'''
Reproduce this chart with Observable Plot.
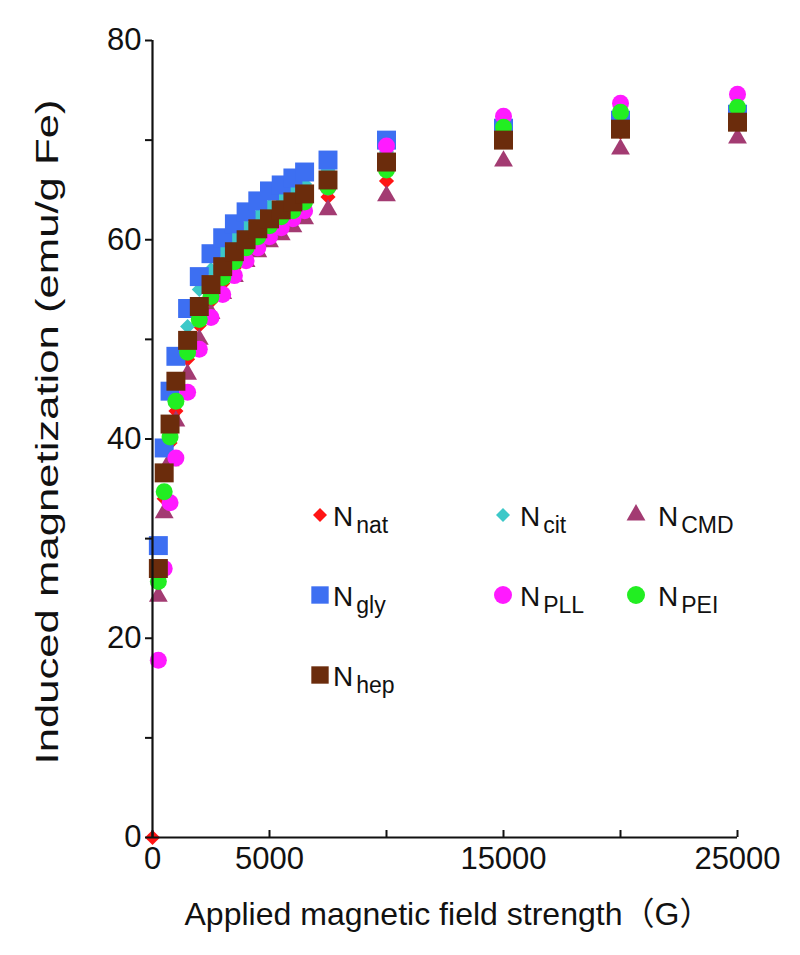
<!DOCTYPE html>
<html>
<head>
<meta charset="utf-8">
<script src="https://cdn.jsdelivr.net/npm/d3@7"></script>
<script src="https://cdn.jsdelivr.net/npm/@observablehq/plot@0.6"></script>
<style>
  html, body { margin: 0; padding: 0; background: #fff; }
  #wrap { position: relative; width: 800px; height: 955px; font-family: "Liberation Sans", Arial, "Noto Sans CJK SC", sans-serif; color: #111; }
  .lg-mark { position: absolute; width: 26px; height: 26px; }
  .lg-text { position: absolute; font-size: 28px; line-height: 28px; white-space: nowrap; }
  .lg-text .sub { font-size: 23px; position: relative; top: 7px; margin-left: 3px; }
</style>
</head>
<body>
<div id="wrap"></div>
<script>
// ---- data ----
const fields = [0, 250, 500, 750, 1000, 1500, 2000, 2500, 3000, 3500, 4000, 4500, 5000, 5500, 6000, 6500, 7500, 10000, 15000, 20000, 25000];
const nNat = [0, 25.4, 34.0, 39.6, 42.8, 48.0, 51.4, 53.8, 55.6, 57.2, 58.5, 59.6, 60.6, 61.5, 62.3, 63.1, 64.3, 65.9, 70.2, 70.8, 71.5];
const nCit = [null, 26.5, 36.5, 41.5, 45.5, 51.3, 55.0, 57.0, 58.8, 60.2, 61.3, 62.4, 63.4, 64.2, 65.0, 65.6, 67.0, 68.8, 70.8, 71.6, 72.2];
const nCMD = [null, 24.2, 32.6, 37.8, 41.8, 46.5, 50.0, 52.6, 54.6, 56.3, 57.8, 58.8, 59.8, 60.5, 61.3, 62.1, 63.0, 64.4, 67.9, 69.1, 70.2];
const nGly = [null, 29.3, 39.1, 44.8, 48.3, 53.1, 56.3, 58.6, 60.2, 61.6, 62.8, 63.9, 64.9, 65.5, 66.2, 66.8, 68.0, 70.0, 71.2, 72.0, 72.6];
const nPLL = [null, 17.8, 27.0, 33.6, 38.1, 44.7, 49.0, 52.2, 54.5, 56.4, 57.9, 59.2, 60.3, 61.2, 62.1, 62.9, 65.3, 69.4, 72.4, 73.7, 74.6];
const nPEI = [null, 25.7, 34.7, 40.2, 43.8, 48.7, 52.0, 54.3, 56.2, 57.8, 59.2, 60.3, 61.4, 62.3, 62.9, 63.8, 65.3, 67.0, 71.3, 72.8, 73.3];
const nHep = [null, 27.0, 36.6, 41.5, 45.8, 49.9, 53.3, 55.5, 57.3, 58.8, 60.0, 61.1, 62.1, 63.0, 63.8, 64.6, 66.0, 67.8, 70.0, 71.1, 71.8];

const seriesNames = ["nat", "cit", "CMD", "gly", "PLL", "PEI", "hep"];
const seriesValues = [nNat, nCit, nCMD, nGly, nPLL, nPEI, nHep];
const seriesColors = ["#ff1414", "#3cc8c8", "#a33b72", "#3d6ff2", "#ff1aff", "#22ee22", "#6b2c0c"];
const seriesSymbols = ["diamond2", "diamond2", "triangle", "square", "circle", "circle", "square"];

const xTicks = [0, 5000, 10000, 15000, 20000, 25000];
const xTickLabels = [0, 5000, 15000, 25000];
const yTicks = [0, 10, 20, 30, 40, 50, 60, 70, 80];
const yTickLabels = [0, 20, 40, 60, 80];
const xLabel = "Applied magnetic field strength（G）";
const yLabel = "Induced magnetization (emu/g Fe)";

// ---- styling ----
const symbolRadius = { diamond2: 6.8, triangle: 7.0, square: 10.7, circle: 8.5 };
const fontStack = '"Liberation Sans", Arial, "Noto Sans CJK SC", sans-serif';
const xTickLength = 0.7; // inward tick length, in y units (≈7px)

const dotMarks = seriesNames.map((name, i) => {
  const rows = fields
    .map((f, j) => ({ x: f, y: seriesValues[i][j] }))
    .filter(d => d.y != null);
  return Plot.dot(rows, {
    x: "x", y: "y",
    symbol: seriesSymbols[i],
    r: symbolRadius[seriesSymbols[i]],
    fill: seriesColors[i],
    stroke: "none"
  });
});

const plot = Plot.plot({
  width: 800,
  height: 955,
  marginLeft: 152,
  marginRight: 63,
  marginTop: 40,
  marginBottom: 118,
  x: { domain: [0, 25000] },
  y: { domain: [0, 80] },
  style: { fontFamily: fontStack, fontSize: "31px", color: "#111", background: "white" },
  marks: [
    ...dotMarks,
    Plot.ruleX([0], { stroke: "#111", strokeWidth: 2.2 }),
    Plot.ruleY([0], { stroke: "#111", strokeWidth: 2.2 }),
    // inward x ticks (drawn upward from the axis)
    Plot.ruleX(xTicks, { x: d => d, y1: 0, y2: xTickLength, stroke: "#111", strokeWidth: 2 }),
    Plot.axisX(xTickLabels, {
      tickSize: 0, tickPadding: 9, tickFormat: "d", fontSize: 31,
      label: null
    }),
    Plot.axisY(yTicks, {
      tickSize: 7, tickPadding: 4, strokeWidth: 2, fontSize: 31,
      tickFormat: d => yTickLabels.includes(d) ? String(d) : "",
      label: null
    })
  ]
});

const svg = d3.select(plot);
// x axis title
svg.append("text")
  .attr("x", 448)
  .attr("y", 913)
  .attr("text-anchor", "middle")
  .attr("dy", "0.36em")
  .attr("font-family", fontStack)
  .attr("font-size", 32)
  .attr("fill", "#111")
  .attr("textLength", 527)
  .attr("lengthAdjust", "spacingAndGlyphs")
  .text(xLabel);
// y axis title (stretched along its length, as in the reference)
svg.append("text")
  .attr("transform", "translate(46,432) rotate(-90)")
  .attr("text-anchor", "middle")
  .attr("dy", "0.36em")
  .attr("font-family", fontStack)
  .attr("font-size", 32)
  .attr("fill", "#111")
  .attr("textLength", 665)
  .attr("lengthAdjust", "spacingAndGlyphs")
  .text(yLabel);

const wrap = document.getElementById("wrap");
wrap.appendChild(plot);

// ---- legend inside the plot (3 columns, row-major) ----
const legendCols = [320, 503, 636];
const legendRows = [515, 595, 675];
const legendTextOffset = [13, 17, 22];
const legendR = { diamond2: 6.3, triangle: 7.0, square: 9.8, circle: 9.0 };
const d3Sym = {
  diamond2: d3.symbolDiamond2, triangle: d3.symbolTriangle,
  square: d3.symbolSquare, circle: d3.symbolCircle
};
seriesNames.forEach((name, i) => {
  const col = i % 3, row = Math.floor(i / 3);
  const cx = legendCols[col], cy = legendRows[row];
  const sym = seriesSymbols[i];
  const r = legendR[sym];
  const path = d3.symbol(d3Sym[sym], r * r * Math.PI)();
  const m = document.createElementNS("http://www.w3.org/2000/svg", "svg");
  m.setAttribute("class", "lg-mark");
  m.setAttribute("viewBox", "-13 -13 26 26");
  m.style.left = (cx - 13) + "px";
  m.style.top = (cy - 13) + "px";
  const p = document.createElementNS("http://www.w3.org/2000/svg", "path");
  p.setAttribute("d", path);
  p.setAttribute("fill", seriesColors[i]);
  m.appendChild(p);
  wrap.appendChild(m);
  const t = document.createElement("div");
  t.className = "lg-text";
  t.style.left = (cx + legendTextOffset[col]) + "px";
  t.style.top = (cy - 12) + "px";
  t.innerHTML = 'N<span class="sub">' + name + '</span>';
  wrap.appendChild(t);
});
</script>
</body>
</html>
'''
[TASK BRIEF]
Leave the pictures out and output the rest of the listing exactly.

[WORKED SOLUTION]
Reproduce this chart with Observable Plot.
<!DOCTYPE html>
<html>
<head>
<meta charset="utf-8">
<script src="https://cdn.jsdelivr.net/npm/d3@7"></script>
<script src="https://cdn.jsdelivr.net/npm/@observablehq/plot@0.6"></script>
<style>
  html, body { margin: 0; padding: 0; background: #fff; }
  #wrap { position: relative; width: 800px; height: 955px; font-family: "Liberation Sans", Arial, "Noto Sans CJK SC", sans-serif; color: #111; }
  .lg-mark { position: absolute; width: 26px; height: 26px; }
  .lg-text { position: absolute; font-size: 28px; line-height: 28px; white-space: nowrap; }
  .lg-text .sub { font-size: 23px; position: relative; top: 7px; margin-left: 3px; }
</style>
</head>
<body>
<div id="wrap"></div>
<script>
// ---- data ----
const fields = [0, 250, 500, 750, 1000, 1500, 2000, 2500, 3000, 3500, 4000, 4500, 5000, 5500, 6000, 6500, 7500, 10000, 15000, 20000, 25000];
const nNat = [0, 25.4, 34.0, 39.6, 42.8, 48.0, 51.4, 53.8, 55.6, 57.2, 58.5, 59.6, 60.6, 61.5, 62.3, 63.1, 64.3, 65.9, 70.2, 70.8, 71.5];
const nCit = [null, 26.5, 36.5, 41.5, 45.5, 51.3, 55.0, 57.0, 58.8, 60.2, 61.3, 62.4, 63.4, 64.2, 65.0, 65.6, 67.0, 68.8, 70.8, 71.6, 72.2];
const nCMD = [null, 24.2, 32.6, 37.8, 41.8, 46.5, 50.0, 52.6, 54.6, 56.3, 57.8, 58.8, 59.8, 60.5, 61.3, 62.1, 63.0, 64.4, 67.9, 69.1, 70.2];
const nGly = [null, 29.3, 39.1, 44.8, 48.3, 53.1, 56.3, 58.6, 60.2, 61.6, 62.8, 63.9, 64.9, 65.5, 66.2, 66.8, 68.0, 70.0, 71.2, 72.0, 72.6];
const nPLL = [null, 17.8, 27.0, 33.6, 38.1, 44.7, 49.0, 52.2, 54.5, 56.4, 57.9, 59.2, 60.3, 61.2, 62.1, 62.9, 65.3, 69.4, 72.4, 73.7, 74.6];
const nPEI = [null, 25.7, 34.7, 40.2, 43.8, 48.7, 52.0, 54.3, 56.2, 57.8, 59.2, 60.3, 61.4, 62.3, 62.9, 63.8, 65.3, 67.0, 71.3, 72.8, 73.3];
const nHep = [null, 27.0, 36.6, 41.5, 45.8, 49.9, 53.3, 55.5, 57.3, 58.8, 60.0, 61.1, 62.1, 63.0, 63.8, 64.6, 66.0, 67.8, 70.0, 71.1, 71.8];

const seriesNames = ["nat", "cit", "CMD", "gly", "PLL", "PEI", "hep"];
const seriesValues = [nNat, nCit, nCMD, nGly, nPLL, nPEI, nHep];
const seriesColors = ["#ff1414", "#3cc8c8", "#a33b72", "#3d6ff2", "#ff1aff", "#22ee22", "#6b2c0c"];
const seriesSymbols = ["diamond2", "diamond2", "triangle", "square", "circle", "circle", "square"];

const xTicks = [0, 5000, 10000, 15000, 20000, 25000];
const xTickLabels = [0, 5000, 15000, 25000];
const yTicks = [0, 10, 20, 30, 40, 50, 60, 70, 80];
const yTickLabels = [0, 20, 40, 60, 80];
const xLabel = "Applied magnetic field strength（G）";
const yLabel = "Induced magnetization (emu/g Fe)";

// ---- styling ----
const symbolRadius = { diamond2: 6.8, triangle: 7.0, square: 10.7, circle: 8.5 };
const fontStack = '"Liberation Sans", Arial, "Noto Sans CJK SC", sans-serif';
const xTickLength = 0.7; // inward tick length, in y units (≈7px)

const dotMarks = seriesNames.map((name, i) => {
  const rows = fields
    .map((f, j) => ({ x: f, y: seriesValues[i][j] }))
    .filter(d => d.y != null);
  return Plot.dot(rows, {
    x: "x", y: "y",
    symbol: seriesSymbols[i],
    r: symbolRadius[seriesSymbols[i]],
    fill: seriesColors[i],
    stroke: "none"
  });
});

const plot = Plot.plot({
  width: 800,
  height: 955,
  marginLeft: 152,
  marginRight: 63,
  marginTop: 40,
  marginBottom: 118,
  x: { domain: [0, 25000] },
  y: { domain: [0, 80] },
  style: { fontFamily: fontStack, fontSize: "31px", color: "#111", background: "white" },
  marks: [
    ...dotMarks,
    Plot.ruleX([0], { stroke: "#111", strokeWidth: 2.2 }),
    Plot.ruleY([0], { stroke: "#111", strokeWidth: 2.2 }),
    // inward x ticks (drawn upward from the axis)
    Plot.ruleX(xTicks, { x: d => d, y1: 0, y2: xTickLength, stroke: "#111", strokeWidth: 2 }),
    Plot.axisX(xTickLabels, {
      tickSize: 0, tickPadding: 9, tickFormat: "d", fontSize: 31,
      label: null
    }),
    Plot.axisY(yTicks, {
      tickSize: 7, tickPadding: 4, strokeWidth: 2, fontSize: 31,
      tickFormat: d => yTickLabels.includes(d) ? String(d) : "",
      label: null
    })
  ]
});

const svg = d3.select(plot);
// x axis title
svg.append("text")
  .attr("x", 448)
  .attr("y", 913)
  .attr("text-anchor", "middle")
  .attr("dy", "0.36em")
  .attr("font-family", fontStack)
  .attr("font-size", 32)
  .attr("fill", "#111")
  .attr("textLength", 527)
  .attr("lengthAdjust", "spacingAndGlyphs")
  .text(xLabel);
// y axis title (stretched along its length, as in the reference)
svg.append("text")
  .attr("transform", "translate(46,432) rotate(-90)")
  .attr("text-anchor", "middle")
  .attr("dy", "0.36em")
  .attr("font-family", fontStack)
  .attr("font-size", 32)
  .attr("fill", "#111")
  .attr("textLength", 665)
  .attr("lengthAdjust", "spacingAndGlyphs")
  .text(yLabel);

const wrap = document.getElementById("wrap");
wrap.appendChild(plot);

// ---- legend inside the plot (3 columns, row-major) ----
const legendCols = [320, 503, 636];
const legendRows = [515, 595, 675];
const legendTextOffset = [13, 17, 22];
const legendR = { diamond2: 6.3, triangle: 7.0, square: 9.8, circle: 9.0 };
const d3Sym = {
  diamond2: d3.symbolDiamond2, triangle: d3.symbolTriangle,
  square: d3.symbolSquare, circle: d3.symbolCircle
};
seriesNames.forEach((name, i) => {
  const col = i % 3, row = Math.floor(i / 3);
  const cx = legendCols[col], cy = legendRows[row];
  const sym = seriesSymbols[i];
  const r = legendR[sym];
  const path = d3.symbol(d3Sym[sym], r * r * Math.PI)();
  const m = document.createElementNS("http://www.w3.org/2000/svg", "svg");
  m.setAttribute("class", "lg-mark");
  m.setAttribute("viewBox", "-13 -13 26 26");
  m.style.left = (cx - 13) + "px";
  m.style.top = (cy - 13) + "px";
  const p = document.createElementNS("http://www.w3.org/2000/svg", "path");
  p.setAttribute("d", path);
  p.setAttribute("fill", seriesColors[i]);
  m.appendChild(p);
  wrap.appendChild(m);
  const t = document.createElement("div");
  t.className = "lg-text";
  t.style.left = (cx + legendTextOffset[col]) + "px";
  t.style.top = (cy - 12) + "px";
  t.innerHTML = 'N<span class="sub">' + name + '</span>';
  wrap.appendChild(t);
});
</script>
</body>
</html>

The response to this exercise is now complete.